Honestly, the glare-free glass wouldn't cost much more at all. I mean, yes, it's pricier because it's new and the supplier can get more per square meter for it. But we're not talking thousands of dollars of materials cost, it's probably tens of dollars (which would get multiplied some by the time the product hits retail). As for the 4K, with the LG method, it's also not very expensive....
1) They'd have to put 4x as many transistors on the backplane. That may sound pricey, but the evidence from mobile phones -- where high res displays are becoming very common and pixel density still often easily exceeds what we're talking about here -- is that the increment of doing this is again really small. Probably again tens of dollars. My 4-year-old HP laptop has a significantly higher pixel density than a 4K 55" TV for that matter (it's a 1920 x 1080, 18".)
2) They'd have to pattern 4K color filters instead of 2K color filters. This is almost certainly beyond trivial for them. Everyone is really good at making color filters right now such that yields are almost certainly near 100%. I doubt the materials cost change is in more than single-digit dollars, if that.
So, yes, it would be more expensive to go to 4K and glare free, but we are talking something under $100 at the cost-of-production stage (for LG only).
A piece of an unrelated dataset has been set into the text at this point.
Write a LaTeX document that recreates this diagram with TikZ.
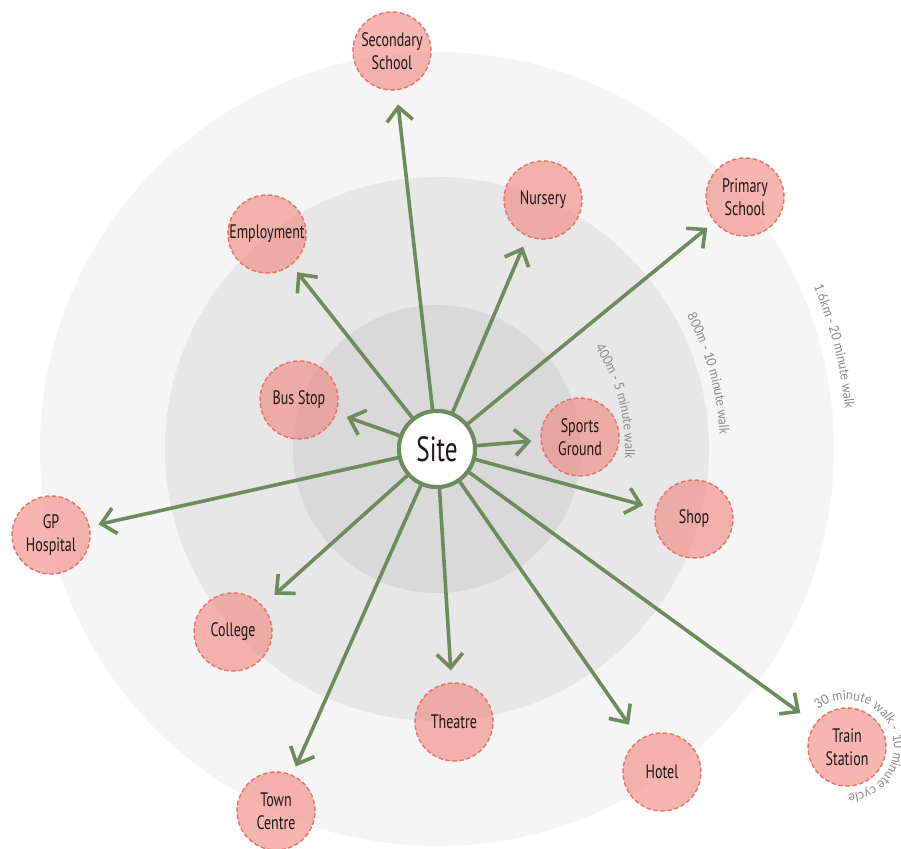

And given that LG offers passive 3D and 4K allows for full resolution passive 3D (whereas 2K does not), it's all the more mystifying they didn't do this. It feels like LG reacted to Samsung without fully thinking through how they could win and then -- because of a production edge -- LG is forcing Samsung to react. But each is missing the bigger picture on a fundamental level. It's unfortunate, but at this point all we can do is at least see the technology reach market at all -- which is a step.
Clearly, 4K is coming, full-res passive is coming, bigger than 55" is here and glare free looks to be something that will be available soon enough. OLED without those things is going into the fight with a short hand. It also explains why a lot of us bought Sharp Elites or VT50s without hesitation. There was never any question a 55" was too small for my recent purchase. So it didn't much matter to me when, from whom and how much. The pricetag is a deterrent, but the size was a dealbreaker. Someone buying in 2015 will probably say the same about 4K, which one hopes is available on OLED before then.